Témoignage du prêtre allemand Andréas WEIGLEIN sur le fusillage (sic) de six patriotes français
Jeudi après-midi j’ai reçu un télégramme du « Stab der 275.I.D. » qui se trouvait à ce temps à Redon. Me priant d’assister le lendemain pour l’exécution de six patriotes français, puisque l’aumônier allemand de la division était en permission ou en voyage. Comme réponse à ma demande : « pourquoi on n’appelle pas un curé français ? », on me répondit que ce n’était pas permis.

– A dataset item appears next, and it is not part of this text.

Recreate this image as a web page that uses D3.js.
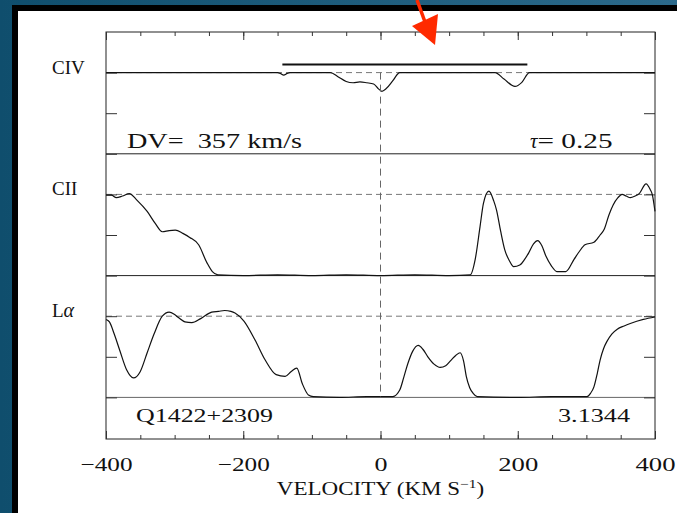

Le matin j’allais à l’exécution par auto à Penthièvre via Hennebont. La veille j’étais allé chercher le » Sanctissimum « (NDLR le saint sacrement) de l’église N.D. de Bonne Nouvelle à Lorient, parce que je ne voulais pas déranger le prêtre de Saint-Pierre. J’y arrivais à six heures où il y avait déjà une grande inquiétude sur tout le fort. Un lieutenant duquel j’ai oublié le nom [NDLR : peut-être SULLING ?] me conduisit dans une grande pièce de la casemate, qui servait comme chambre à coucher des soldats allemands. J’apercevais assis six hommes devant une grande table, lesquels on me signalait [sic] comme les six condamnés à mort. Près de la porte, c’était un factionnaire allemand qui faisait la garde avec sa mitraillette chargée.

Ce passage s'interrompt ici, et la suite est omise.